Конечно, давление не могло бы быть столь эффективным, если бы за каждым из них не стоял испепеляющий опыт переживаний уже поминавшегося здесь «тридцать седьмого года» – это утвердившееся в обществе общее обозначение всего периода вакханалий 1935–1939 годов. Когда ужасающие «непонятности» подавили все общество. Когда не для карьеры даже, а просто для того, чтобы выжить, надо было ежедневно приспосабливаться к невыражаемой и все время меняющейся воле, которую необходимо угадать, проявить соответствие ей, а в случае ошибки в угадывании лишиться всего: чина в «министерстве», если его заслужил, и всех привилегий, к которым ты, однако, уже привык.
Впрочем, иногда и угадывание не помогало – действовали разнарядки, могли тебя добавить к списку для количества. Как было в этой обстановке создавать подлинные произведения? Не говоря о том, как их было публиковать – людям, с начала двадцатых уверенным, что рождены именно и только для этого?
Захлестнуло волной репрессий сравнительно немногих из них. Правда, имена есть впечатляющие: Борис Пильняк, Николай Клюев, Исаак Бабель, Осип Мандельштам. Хочется еще упомянуть и теперь почти не упоминаемого Ивана Катаева, выразившего в своей прозе тоску верующего коммуниста по поводу того, что ничего у них не выходит (но пострадавшего не за это), а также более молодых: Павла Васильева, Бориса Корнилова. И выживших: Ярослава Смелякова и Ольгу Берггольц. Список непосредственно пострадавших можно и продолжить. Но полностью уцелеть в этой атмосфере не удалось никому.
Писателю для того, чтобы уцелеть и творить по-настоящему, нужна возможность полнокровной и неусеченной реакции на жизнь и ее проблему, а не на муляж жизни. У этих писателей, заявивших о себе раньше, такой возможности не было – из непечатности и подполья их бы вытащили за шиворот.

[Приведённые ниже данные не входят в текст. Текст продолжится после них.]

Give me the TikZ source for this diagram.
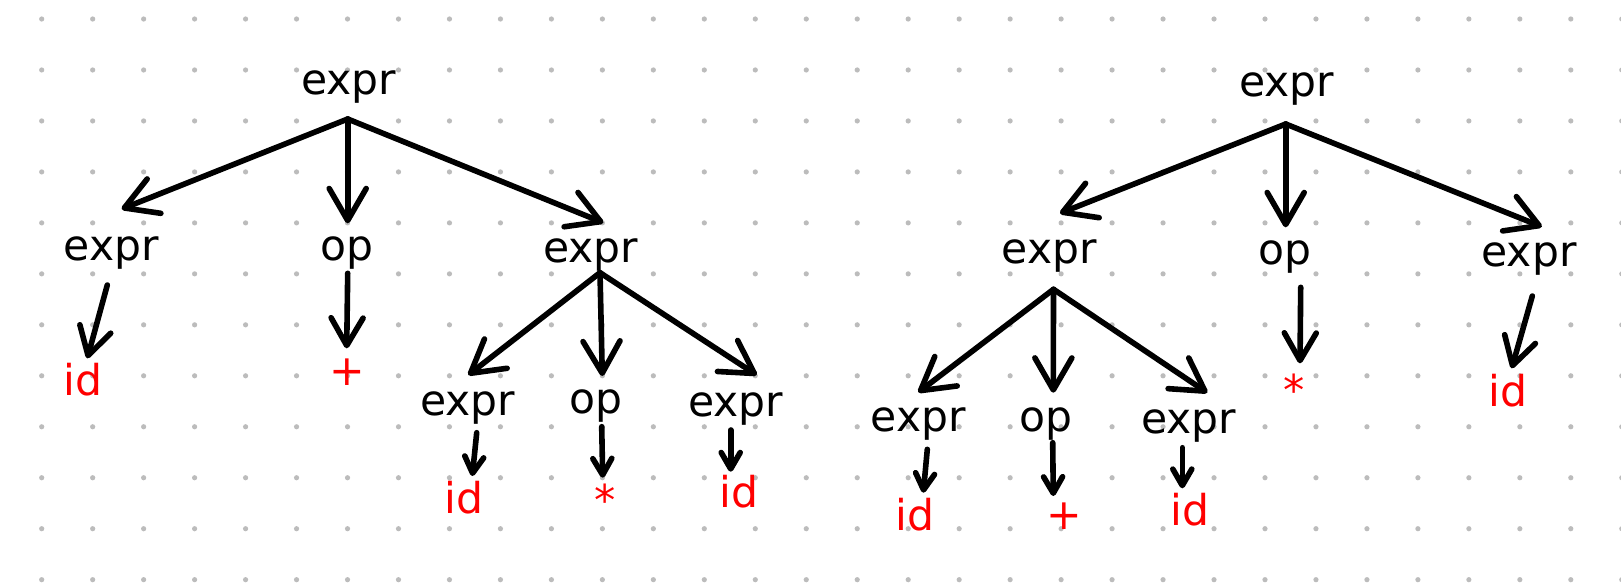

Я благодарен этой книге за то, что она освободила меня от ригористического осуждения тех, кого я справедливо считал скомпрометированными. Слава тем из них, кто продолжал свою работу в полном объеме до самого конца: Анне Ахматовой, Борису Пастернаку, Николаю Заболоцкому, Михаилу Булгакову, Леониду Мартынову и, хоть некоторым покажется странным, Владимиру Луговскому и немногим другим. Но я помягчел и к Фадееву, хотя за ним числятся серьезные преступления. Нельзя было писать «Молодую гвардию» по материалам МГБ. И представлять ни в чем не виноватую Люду Вырикову предательницей. Ее потом в Карлаге вертухаи выволакивали после демонстрации фильма к экрану и объявляли: «Вот, это она их всех предала!» Она в юном возрасте стала седой.
И все-таки Фадеева мне тоже жаль. Он слишком последовательно расстрелял в себе Мечика (был такой «благородный» порыв у части молодежи – убивать в себе «мелкобуржуазность», растворяться в партийной воле и «рабочем классе»). И таким, расстрелявшим себя, и достался Фадеев Сталину. Мне очень больно за него.
Больно мне и за Николая Тихонова, которого во время дружеского застолья, когда тот пытался восстановить былую дружбу, совершенно справедливо третировал Пастернак.
За чиновным Тихоновым было много грехов, предательств и измен (достаточно вспомнить его историческую фразу: «Мандельштам никогда не будет жить в Ленинграде»), но именно то, что он очень не хотел терять дружбу совсем не чиновного Пастернака, говорит о том, что все же он не полностью омертвел, что в глубине души он всегда горько сознавал, кто есть кто, а значит – и что есть что. И это его грызло. Не позавидуешь! Мир его праху.
Но – обращаюсь к молодым – вдумайтесь в само выражение «чиновный писатель». Конечно, это не официальное, а бытовое определение, но определяет оно вполне реальное, хоть и противоестественное явление. Имеется в виду не писатель, получивший высокую должность в государстве и с ней чин (как Гёте, например), а писатель, являющийся сановником «по писательской линии», начальником над другими писателями. Такого патологического явления никогда, то есть до изобретения «Министерства союза писателей», не было и, надеюсь, не будет. Это лицо сталинщины, бред сталинской эпохи.
Но бред становился бытом. Мне жаль и представительницу другого поколения – Маргариту Алигер, жаль ее за то счастье, которое она испытала, узнав, что постановлением родного советского правительства она вместе с большинством известных писателей (за исключением почему-то Иосифа Уткина и… Бориса Пастернака!) удостоена правительственной награды, ордена «Знак Почета». Тогда ордена еще были редкостью, любой весил много, но радость ее была не радостью карьерного успеха или удачи, а радостью посвящения и приобщения к чему-то высокому и главному.